Massive MIMO Stochastic Geometry and Analysis of Beamforming with Partial CSIT

We consider coordinated beamforming (BF) for the Multi-Input Single-Output (MISO) Interfering Broadcast Channel (IBC) under imperfect channel state information at the transmitter(s) (CSIT). We start from a BF design which optimizes a Massive MISO limit upper bound of the ergodic capacity, termed Expected Signal and Interference Power Weighted Sum Rate (ESIP-WSR). We extend a recently introduced large system analysis (LSA) for beamformers with partial CSIT, by a stochastic geometry inspired randomization of the channel covariance eigen spaces, leading to much simpler analytical results. These depend only on some essential channel characteristics such as the numbers of antennas and users, channel rank and eigenvalue profile, and (channel estimate) signal to noise ratio (SNR).
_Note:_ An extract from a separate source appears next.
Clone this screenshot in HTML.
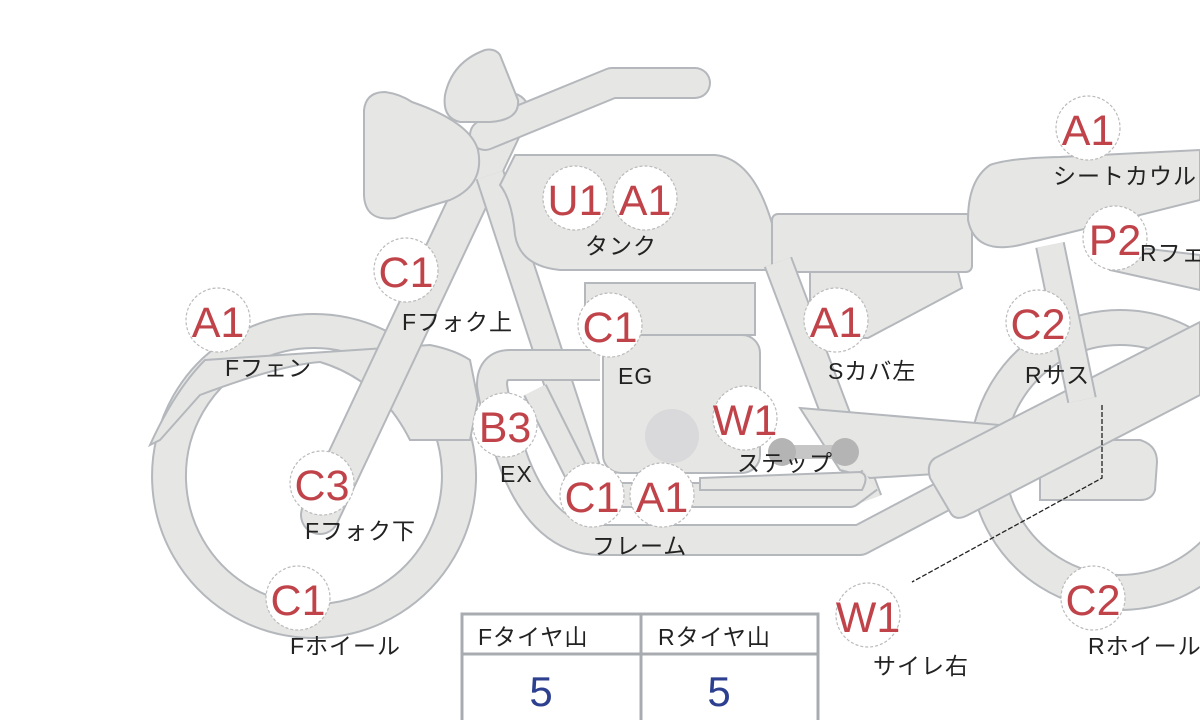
<!DOCTYPE html>
<html><head><meta charset="utf-8"><style>
html,body{margin:0;padding:0;background:#fff;}
svg{display:block}
text{font-family:"Liberation Sans","Noto Sans CJK JP",sans-serif;}
.b{font-size:43px;fill:#c0434a;text-anchor:middle}
.l{font-size:23px;fill:#222;letter-spacing:1px}
</style></head><body>
<svg width="1200" height="720" viewBox="0 0 1200 720" xmlns="http://www.w3.org/2000/svg">
<defs>
<style>.s{fill:#e6e6e4;stroke:#b4b8bc;stroke-width:2}</style>
</defs>
<!-- rear wheel -->
<path class="s" fill-rule="evenodd" d="M1120,310 a150,150 0 1,0 0.1,0 Z M1120,345 a115,115 0 1,1 -0.1,0 Z"/>
<!-- front wheel -->
<path class="s" fill-rule="evenodd" d="M314,314 a162,162 0 1,0 0.1,0 Z M314,348 a128,128 0 1,1 -0.1,0 Z"/>
<!-- fender inner bump -->
<path class="s" d="M160,440 L150,445 Q175,390 205,360 L430,345 Q455,350 470,360 L478,400 L470,440 L410,440 Q380,380 320,362 Q280,365 200,395 Z"/>
<!-- fork -->
<g stroke-linecap="round"><line x1="510" y1="112" x2="320" y2="515" stroke="#b4b8bc" stroke-width="40"/><line x1="510" y1="112" x2="320" y2="515" stroke="#e6e6e4" stroke-width="36"/></g>
<!-- handlebar -->
<path d="M485,135 L612,83 L695,83" fill="none" stroke="#b4b8bc" stroke-width="32" stroke-linecap="round" stroke-linejoin="round"/>
<path d="M485,135 L612,83 L695,83" fill="none" stroke="#e6e6e4" stroke-width="28" stroke-linecap="round" stroke-linejoin="round"/>
<!-- bulb -->
<path class="s" d="M485,50 Q495,48 500,55 L518,100 Q520,120 490,122 L460,122 Q442,118 445,95 Q452,62 485,50 Z"/>
<!-- headlight -->
<path class="s" d="M385,92 Q400,94 412,102 Q470,122 478,150 Q485,185 450,200 Q410,212 395,218 Q365,222 364,195 L364,110 Q366,92 385,92 Z"/>
<!-- left frame tube -->
<line x1="490" y1="175" x2="590" y2="480" stroke="#b4b8bc" stroke-width="30"/>
<line x1="490" y1="175" x2="590" y2="480" stroke="#e6e6e4" stroke-width="26"/>
<!-- tank -->
<path class="s" d="M515,155 L715,155 Q765,160 782,270 L560,270 Q520,266 515,235 Q512,200 500,185 Z"/>
<!-- seat -->
<rect class="s" x="772" y="214" width="200" height="58" rx="6"/>
<!-- side cover -->
<path class="s" d="M810,272 L958,272 L962,288 L868,338 L810,338 Z"/>
<!-- right frame tube -->
<line x1="778" y1="262" x2="868" y2="500" stroke="#b4b8bc" stroke-width="30"/>
<line x1="778" y1="262" x2="868" y2="500" stroke="#e6e6e4" stroke-width="26"/>
<!-- swingarm -->
<path class="s" d="M800,408 L1000,425 L1000,470 L870,478 L840,470 Z"/>
<!-- engine -->
<rect class="s" x="585" y="283" width="170" height="52"/>
<rect class="s" x="603" y="335" width="157" height="138" rx="18"/>
<circle cx="672" cy="436" r="27" fill="#d9d9db"/>
<!-- exhaust -->
<path d="M600,365 L510,365 Q492,365 492,385 Q495,410 515,465 Q545,540 600,540 L860,540 L1050,440" fill="none" stroke="#b4b8bc" stroke-width="32" stroke-linejoin="round"/>
<path d="M600,365 L510,365 Q492,365 492,385 Q495,410 515,465 Q545,540 600,540 L860,540 L1050,440" fill="none" stroke="#e6e6e4" stroke-width="28" stroke-linejoin="round"/>
<path d="M535,390 L575,470 Q590,495 620,495 L850,495 L870,480" fill="none" stroke="#b4b8bc" stroke-width="26" stroke-linejoin="round"/>
<path d="M535,390 L575,470 Q590,495 620,495 L850,495 L870,480" fill="none" stroke="#e6e6e4" stroke-width="22" stroke-linejoin="round"/>
<path class="s" d="M700,478 L860,472 Q870,475 862,490 L700,490 Z" stroke="none"/>
<!-- muffler back piece -->
<path class="s" d="M1040,440 L1140,440 Q1157,445 1157,462 L1155,490 Q1152,500 1140,500 L1040,500 Z"/>
<!-- muffler -->
<path class="s" d="M935,458 L1200,322 L1200,395 L968,515 Q955,522 950,512 L930,478 Q926,464 935,458 Z"/>
<!-- rear shocks -->
<line x1="1050" y1="245" x2="1082" y2="400" stroke="#b4b8bc" stroke-width="30"/>
<line x1="1050" y1="245" x2="1082" y2="400" stroke="#e6e6e4" stroke-width="26"/>
<path class="s" d="M1115,245 L1200,255 L1200,290 L1110,270 Z"/>
<!-- seat cowl -->
<path class="s" d="M990,165 Q1010,158 1060,157 L1200,150 L1200,200 L1020,245 Q975,255 968,220 Q968,180 990,165 Z"/>
<!-- step pegs -->
<line x1="782" y1="452" x2="845" y2="452" stroke="#c6c6c6" stroke-width="14"/>
<circle cx="782" cy="452" r="14" fill="#b4b4b4"/>
<circle cx="845" cy="452" r="14" fill="#b4b4b4"/>
<!-- leader line -->
<path d="M1102,405 L1102,478 L912,582" fill="none" stroke="#222" stroke-width="1.3" stroke-dasharray="5,2"/>
<!-- badges -->
<g fill="#fff" stroke="#bbb" stroke-width="1.2" stroke-dasharray="3,2">
<circle cx="1088" cy="128" r="32"/><circle cx="575" cy="198" r="32"/><circle cx="645" cy="198" r="32"/>
<circle cx="406" cy="270" r="32"/><circle cx="218" cy="320" r="32"/><circle cx="610" cy="325" r="32"/>
<circle cx="836" cy="320" r="32"/><circle cx="1038" cy="322" r="32"/><circle cx="1115" cy="238" r="32"/>
<circle cx="505" cy="425" r="32"/><circle cx="745" cy="418" r="32"/><circle cx="322" cy="483" r="32"/>
<circle cx="592" cy="495" r="32"/><circle cx="662" cy="495" r="32"/><circle cx="1093" cy="598" r="32"/>
<circle cx="868" cy="615" r="32"/><circle cx="298" cy="598" r="32"/>
</g>
<g class="b">
<text x="1088" y="145">A1</text><text x="575" y="215">U1</text><text x="645" y="215">A1</text>
<text x="406" y="287">C1</text><text x="218" y="337">A1</text><text x="610" y="342">C1</text>
<text x="836" y="337">A1</text><text x="1038" y="339">C2</text><text x="1115" y="255">P2</text>
<text x="505" y="442">B3</text><text x="745" y="435">W1</text><text x="322" y="500">C3</text>
<text x="592" y="512">C1</text><text x="662" y="512">A1</text><text x="1093" y="615">C2</text>
<text x="868" y="632">W1</text><text x="298" y="615">C1</text>
</g>
<g class="l">
<text x="1053" y="184">シートカウル</text>
<text x="1140" y="261">Rフェンダー</text>
<text x="585" y="254">タンク</text>
<text x="402" y="330">Fフォク上</text>
<text x="225" y="376">Fフェン</text>
<text x="618" y="384">EG</text>
<text x="828" y="379">Sカバ左</text>
<text x="1025" y="383">Rサス</text>
<text x="500" y="482">EX</text>
<text x="737" y="471">ステップ</text>
<text x="305" y="539">Fフォク下</text>
<text x="592" y="554">フレーム</text>
<text x="1088" y="654">Rホイール</text>
<text x="290" y="654">Fホイール</text>
<text x="873" y="674">サイレ右</text>
</g>
<!-- table -->
<g fill="none" stroke="#a8acb0" stroke-width="3">
<rect x="462" y="614" width="356" height="110"/>
<line x1="462" y1="654" x2="818" y2="654"/>
<line x1="641" y1="614" x2="641" y2="720"/>
</g>
<text class="l" x="478" y="645">Fタイヤ山</text>
<text class="l" x="658" y="645">Rタイヤ山</text>
<text x="541" y="706" font-size="42" fill="#2d3f8f" text-anchor="middle">5</text>
<text x="719" y="706" font-size="42" fill="#2d3f8f" text-anchor="middle">5</text>
</svg>
</body></html>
We analyze the spectral efficiency behavior at extreme SNR regions which provide insights (through the SNR offset) into the characteristics of the various channel estimates and suboptimal BFs compared to ESIP-WSR BF with Linear Minimum Mean Squared Error (LMMSE) channel estimates. Furthermore, simulations validate the superior performance of ESIP-WSR BF compared to the suboptimal BFs with different channel estimates and also the accuracy of the large system approximations derived herein. Our analysis is focused on constant channel estimation regime which is indicative of the finite rate feedback channels and pilot contamination regime.